With our much longer level names, we need to drag out the window a bit, but here's the result:

Interesting! Our new genres seem rather cohesive, and when you compare this graph to the Part 2 version, you can see that the grouped genres indeed seem similarly placed, although that wasn't considered in the creation of our new genres. Let's check the overall breakdown with a pie chart, a la Part 1:

> ggplot(factorized, aes(x = factor(1), fill = factorized$Sampled.Genre)) + geom_bar(width = 1) + coord_polar(theta = "y")

Again, a very similar look to our earlier graph. There's still a very dramatic Funk et al. influence, but we can see the newly created Jazz and Blues genre is now roughly equivalent to Pop Music.

Now, let's try the histogram, as in Part 2. As mentioned earlier, the histogram automatically creates bins for the publication years, thereby factorizing without having to make us mess about with the raw data too much. Let's give it a try using our original settings, and then try and increase the bin width a bit, and see how it changes our data:

> qplot(Sampled.Publishing.Date, data=factorized, color=Sampled.Genre, fill=Sampled.Genre, geom ="histogram",binwidth=2)
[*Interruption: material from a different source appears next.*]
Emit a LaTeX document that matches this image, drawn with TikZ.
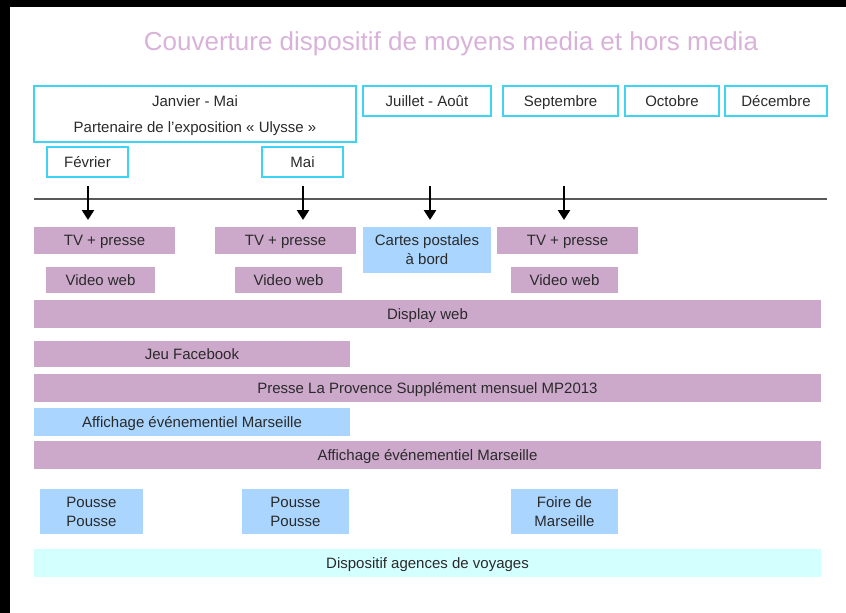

Again, a similar look to our earlier sets. Let's see what we can get if we bin for every 5 years instead:

> qplot(Sampled.Publishing.Date, data=factorized, color=Sampled.Genre, fill=Sampled.Genre, geom ="histogram",binwidth=5)

It seems that as we factorize, we are more dramatically exposing our initially observed trends. Also, note virtual elimination of Jazz and Blues after 1980. Our results seem to indicate that even with our factorization, Funk and related music is definitely heavily represented, showing that it is not simply and issue of an expanded genre. If we can cross-compare genres in a more concrete sense, perhaps we can identify the effects, especially in comparison to overall samples It would be excellent if we could find perhaps some figures regarding overall popularity of these genres as well. Also, it seems prudent that we try and investigate our sampling songs in a bit more detail, and see if we can determine a few further trends.